Tristeza, congoja, incertidumbre, un baile de emociones que no encuentran pareja con quien danzar porqué la distancia nos separa obligatoriamente. Miradas por encima del borde y el repliegue de la mascarilla nos dejan ver los ojos del otro, nos dejan intuir si quiere un abrazo o lo rechaza, si quiere ser visto o prefiere la ausencia de la mirada, si quiere ser reconocido o prefiere el anonimato a que contribuye el uso de la mascarilla.

Aprendemos nuevas formas de relacionarnos desde el respeto de lo que el otro quiere y desea, desde la distancia que el otro marca o diluye, desde la esperanza de que el otro desee nuestro encuentro, desee nuestra presencia y desee nuestro abrazo.

Y todo ello a un ritmo más lento del de la vorágine vital de la que veníamos. Quizás estos nuevos hábitos de protección, de distancia física al uso, de relaciones virtuales que nos acercan a gente querida que vive lejos nos está aportando la capacidad de parar, pensar en el otro, reflexionar cómo queremos relacionarnos y cómo y hasta dónde desea relacionarse el otro con nosotros.

Quizás ahora, que hace ya cuatro meses que hemos incorporado en nuestras vidas el uso de la mascarilla, que después de olvidárnosla cincuenta mil veces en casa, decidimos comprarnos una para cada bolso, mochila o pantalón, quizás ahora que hemos decidido asegurar nuestras vidas con el uso diario de la mascarilla vemos que hay otros muchos beneficios relacionales que posiblemente generen relaciones interpersonales más sanas, respetuosas, lentas y de mayor cuidado y respeto hacia el otro.

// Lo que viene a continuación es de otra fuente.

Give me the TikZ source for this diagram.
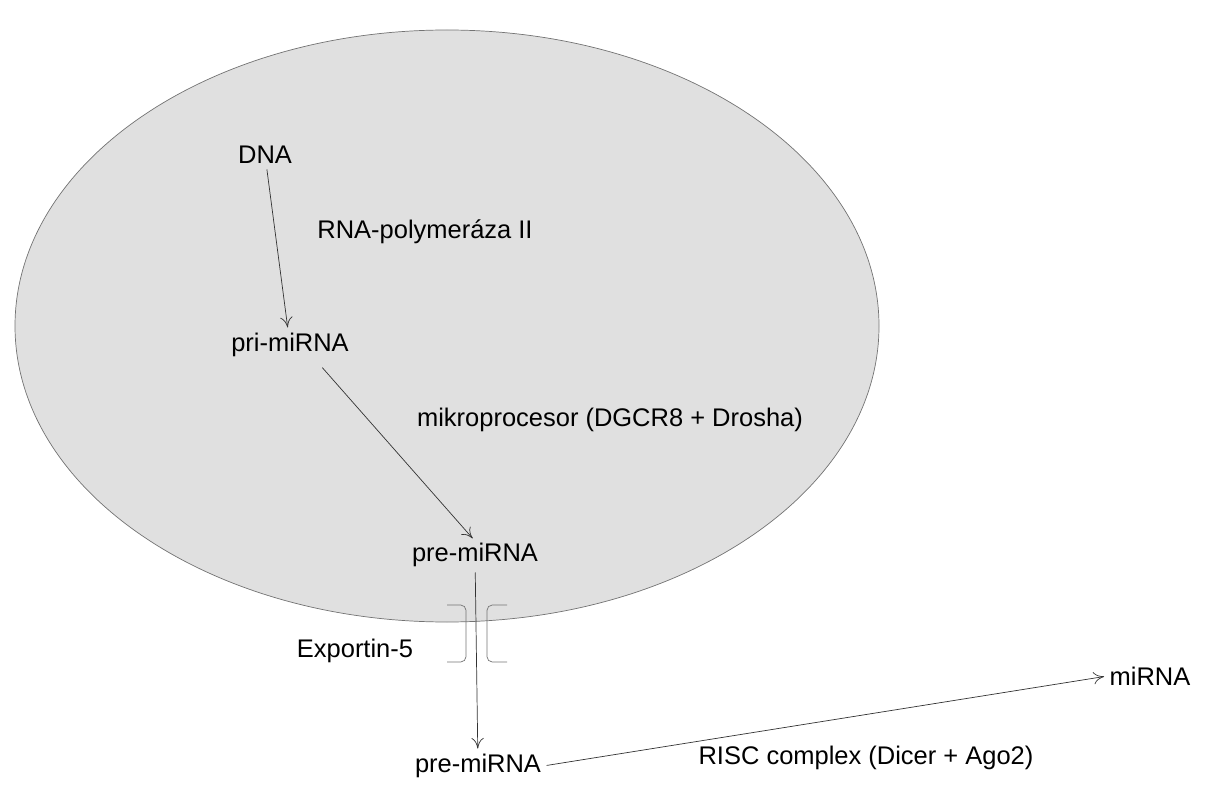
\documentclass[tikz,border=0pt]{standalone}
\usepackage{fontspec}
\setmainfont{Liberation Sans}
\usetikzlibrary{arrows.meta}
\tikzset{
    %Define standard arrow tip
    >={To[length=6pt,width=7pt]},
    %Define style for labels
    txt/.style={
           inner sep=1pt,
           font=\fontsize{14.5}{17}\selectfont},
    % Define arrow style
    pil/.style={
           ->,
           draw=black!80,
           shorten <=2pt,
           shorten >=2pt,},
    % Define bracket style
    brk/.style={
           draw=black!55,
           rounded corners=3pt}
}
\begin{document}
\begin{tikzpicture}[x=0.02cm, y=-0.02cm]
        \useasboundingbox (0,0) rectangle (1213,800);
        %nucleus
        \draw[fill=black!12, draw=black!55] (447,326) ellipse [x radius=432, y radius=296];

        % DNA node
        \node[txt] (dna) at (265,155) {DNA};
        % pri-miRNA node
        \node[txt] (pri) at (290,345) {pri-miRNA};
        % pre-miRNA node in nucleus
        \node[txt] (pre) at (475,555) {pre-miRNA};
        % pre-miRNA node in cytoplasm
        \node[txt] (pre2) at (478,766) {pre-miRNA};
        % miRNA node
        \node[txt] (mirna) at (1150,676) {miRNA};

        % enzyme labels
        \node[txt] (pol) at (425,232) {RNA-polymeráza II};
        \node[txt] (mikro) at (610,420) {mikroprocesor (DGCR8 + Drosha)};
        \node[txt] (exp) at (355,651) {Exportin-5};
        \node[txt] (risc) at (866,758) {RISC complex (Dicer + Ago2)};

        % exportin-5 pore
        \draw[brk] (447,605) -- (466,605) -- (466,662) -- (447,662);
        \draw[brk] (507,605) -- (487,605) -- (487,662) -- (507,662);

        % arrows
        \coordinate (p1) at (320,365);
        \draw[pil] (dna) -- (pri);
        \draw[pil] (p1) -- (pre.north);
        \draw[pil] (pre) -- (pre2);
        \draw[pil] (pre2.east) -- (mirna.west);
\end{tikzpicture}
\end{document}
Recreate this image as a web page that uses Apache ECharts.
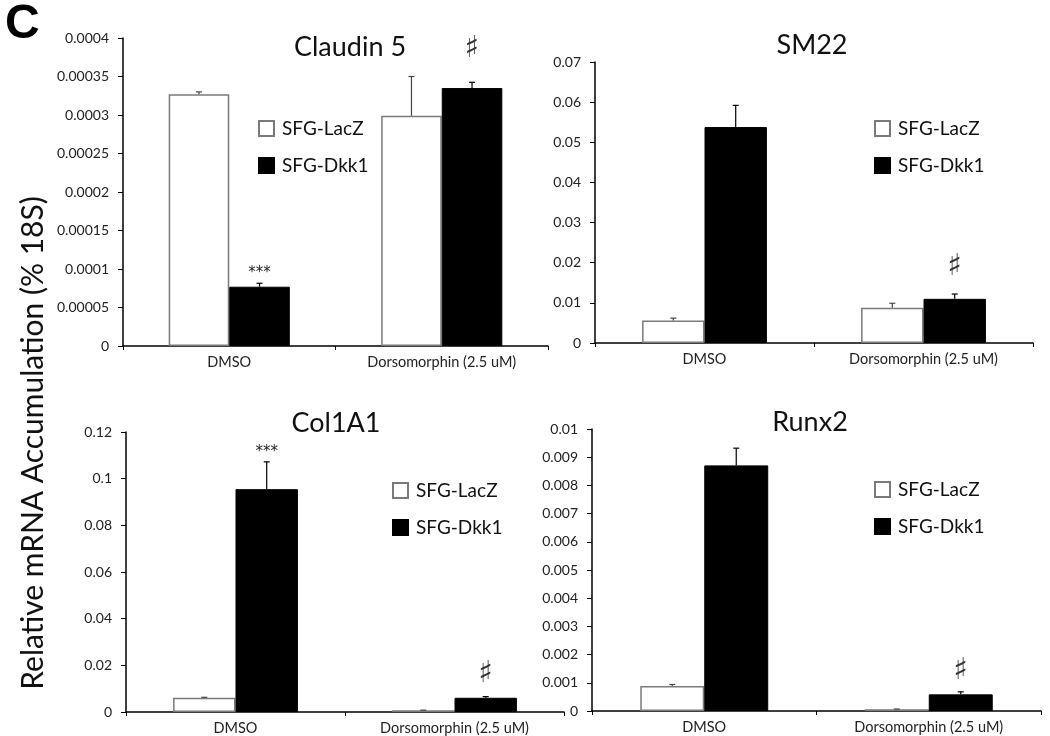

Quizás inicialmente nos quejábamos porque teníamos que subir el tono de voz y gritar para ser entendidos con la sensación que generaba el hablar a gritos, quizás con la mascarilla estamos aprendiendo a hablar de uno en uno, dejando el tiempo necesario para escuchar al otro sin sentir la obligación de contestar sino de entenderle.

Quizás la mascarilla nos está protegiendo del contagio y contagiándonos otras formas de relacionarnos, más cuidadoras de las necesidades de uno y más alentadoras a cuidar del otro desde el respeto y la distancia que este desea.